If you’re unfamiliar with the neighborhood that could end up standing in the shadows of Bruce Ratner and Frank Gehry’s Atlantic Yards towers, you owe yourself a get acquainted tour of Prospect Heights. Via No Land Grab, we found news of a great tour being offered by the Municipal Art Society on Saturday, September 15 at 2:00PM. Here’s the MAS verbiage about the tour:
Every once in a while, you walk the streets of a neighborhood and can’t believe it wasn’t designated as a historic district years ago. Prospect Heights in Brooklyn features some of the best late 19th-century brownstone blocks in the city, filled with outstanding Italianate and neo-Grecian row houses, as well as fine churches, institutional buildings, commercial buildings, and apartment houses, all in a vibrant multi-racial enclave that in recent years has filled with good restaurants, cafes, and shops. The Municipal Art Society worked with the Prospect Heights Neighborhood Development Council to survey and catalogue more than 1,100 buildings in the neighborhood. That work formed the basis for a submission to the Landmarks Preservation Commission for historic district designation.
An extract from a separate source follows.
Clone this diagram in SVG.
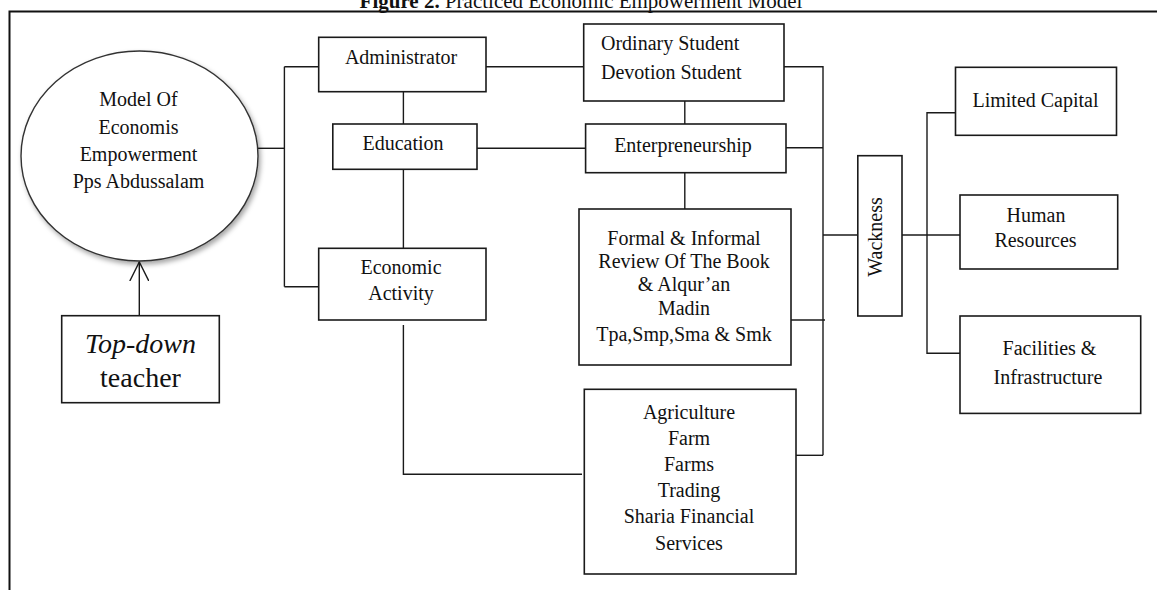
<svg xmlns="http://www.w3.org/2000/svg" width="1157" height="590" viewBox="0 0 1157 590">
<style>
.box{fill:#fff;stroke:#1a1a1a;stroke-width:1.6}
.ln{fill:none;stroke:#1a1a1a;stroke-width:1.4}
.t{font-family:"Liberation Serif","Times New Roman",serif;font-size:20px;fill:#111;text-anchor:middle}
.tl{text-anchor:start}
.big{font-size:28px}
.frame{fill:none;stroke:#111;stroke-width:2}
</style>
<defs>
<filter id="sh" x="-20%" y="-20%" width="140%" height="140%">
<feDropShadow dx="2" dy="3" stdDeviation="2.5" flood-color="#000" flood-opacity="0.35"/>
</filter>
<marker id="open" viewBox="0 0 20 20" refX="19" refY="10" markerWidth="20" markerHeight="20" markerUnits="userSpaceOnUse" orient="auto">
<path d="M0,0.5 L19,10 L0,19.5" fill="none" stroke="#1a1a1a" stroke-width="1.4"/>
</marker>
</defs>
<rect width="1157" height="590" fill="#fff"/>
<text x="581" y="7.5" font-family="'Liberation Serif','Times New Roman',serif" font-size="21" fill="#111" text-anchor="middle"><tspan font-weight="bold">Figure 2.</tspan> Practiced Economic Empowerment Model</text>
<path class="frame" d="M9.5,590 V11.5 H1157"/>
<g id="connectors">
<path class="ln" d="M257.6,148.3 H284.4"/>
<path class="ln" d="M284.4,66.7 V286.7"/>
<path class="ln" d="M284.4,66.7 H318.7"/>
<path class="ln" d="M284.4,286.7 H318.7"/>
<path class="ln" d="M403.4,91.7 V124"/>
<path class="ln" d="M403.4,169.3 V248.3"/>
<path class="ln" d="M403.4,325 V474.3 H582"/>
<path class="ln" d="M486,66.7 H583.7"/>
<path class="ln" d="M477,148.3 H585.6"/>
<path class="ln" d="M684.8,101 V124"/>
<path class="ln" d="M684.8,172.7 V209"/>
<path class="ln" d="M784,66.7 H823 V455.3"/>
<path class="ln" d="M784,147.7 H823"/>
<path class="ln" d="M791,320 H825"/>
<path class="ln" d="M793,455.3 H823"/>
<path class="ln" d="M823,235 H857.8"/>
<path class="ln" d="M899.7,235 H960"/>
<path class="ln" d="M955.5,112.7 H927 V353.3 H960"/>
<path class="ln" d="M139.3,315.7 V262" marker-end="url(#open)"/>
</g>
<g id="model">
<ellipse cx="139.5" cy="156" rx="118.5" ry="105" fill="#fff" stroke="#333" stroke-width="1.4" filter="url(#sh)"/>
<text class="t" x="138.5" y="106">Model Of</text>
<text class="t" x="138.5" y="133.5">Economis</text>
<text class="t" x="138.5" y="161">Empowerment</text>
<text class="t" x="138.5" y="187.5">Pps Abdussalam</text>
</g>
<g id="topdown">
<rect class="box" x="61.7" y="315.7" width="157.6" height="87"/>
<text class="t big" x="140.5" y="352.7" font-style="italic">Top-down</text>
<text class="t big" x="140.5" y="386.5">teacher</text>
</g>
<g id="administrator">
<rect class="box" x="318.7" y="37.3" width="167.3" height="54.4"/>
<text class="t" x="401" y="63.5">Administrator</text>
</g>
<g id="education">
<rect class="box" x="332.8" y="124" width="144.2" height="45.3"/>
<text class="t" x="403" y="150">Education</text>
</g>
<g id="economic">
<rect class="box" x="318.7" y="248.3" width="167.3" height="71.7"/>
<text class="t" x="401" y="274">Economic</text>
<text class="t" x="401" y="300">Activity</text>
</g>
<g id="students">
<rect class="box" x="583.7" y="24" width="200.3" height="77"/>
<text class="t tl" x="601" y="50">Ordinary Student</text>
<text class="t tl" x="601" y="79.3">Devotion Student</text>
</g>
<g id="enterpreneurship">
<rect class="box" x="585.6" y="124" width="200.4" height="48.7"/>
<text class="t" x="683" y="151.7">Enterpreneurship</text>
</g>
<g id="formal">
<rect class="box" x="579" y="209" width="212" height="156"/>
<text class="t" x="684" y="245">Formal &amp; Informal</text>
<text class="t" x="684" y="268.3">Review Of The Book</text>
<text class="t" x="684" y="290.7">&amp; Alqur’an</text>
<text class="t" x="684" y="315">Madin</text>
<text class="t" x="684" y="340.7">Tpa,Smp,Sma &amp; Smk</text>
</g>
<g id="agriculture">
<rect class="box" x="584.3" y="389.3" width="211.7" height="184.7"/>
<text class="t" x="689" y="419">Agriculture</text>
<text class="t" x="689" y="445">Farm</text>
<text class="t" x="689" y="470.7">Farms</text>
<text class="t" x="689" y="497.3">Trading</text>
<text class="t" x="689" y="523.3">Sharia Financial</text>
<text class="t" x="689" y="550">Services</text>
</g>
<g id="wackness">
<rect class="box" x="857.8" y="155.7" width="44.2" height="160.3"/>
<text class="t" transform="translate(881.5,237) rotate(-90)" x="0" y="0">Wackness</text>
</g>
<g id="limited">
<rect class="box" x="955.5" y="67.3" width="161" height="68"/>
<text class="t" x="1035.5" y="107.3">Limited Capital</text>
</g>
<g id="human">
<rect class="box" x="960" y="195" width="157.7" height="74"/>
<text class="t" x="1036" y="221.7">Human</text>
<text class="t" x="1035.5" y="247.3">Resources</text>
</g>
<g id="facilities">
<rect class="box" x="960" y="316" width="180.7" height="97.4"/>
<text class="t" x="1049.5" y="355">Facilities &amp;</text>
<text class="t" x="1048" y="384">Infrastructure</text>
</g>
</svg>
Join us for a tour full of surprises in the area between Grand Army Plaza and the Vanderbilt railroad yards, where the “Atlantic Yards” mega-development has been proposed. Leader: Francis Morrone, architectural historian. Meet at the N.E. corner of Vanderbilt Ave. and Sterling Pl., a short walk from the Grand Army Plaza. (Transit: # 2, 3, 4 trains to Grand Army Plaza; Q train to Seventh Ave.)
The tour starts at 2PM and the cost is $12 for MAS member and $15 for non-members. No reservations are needed.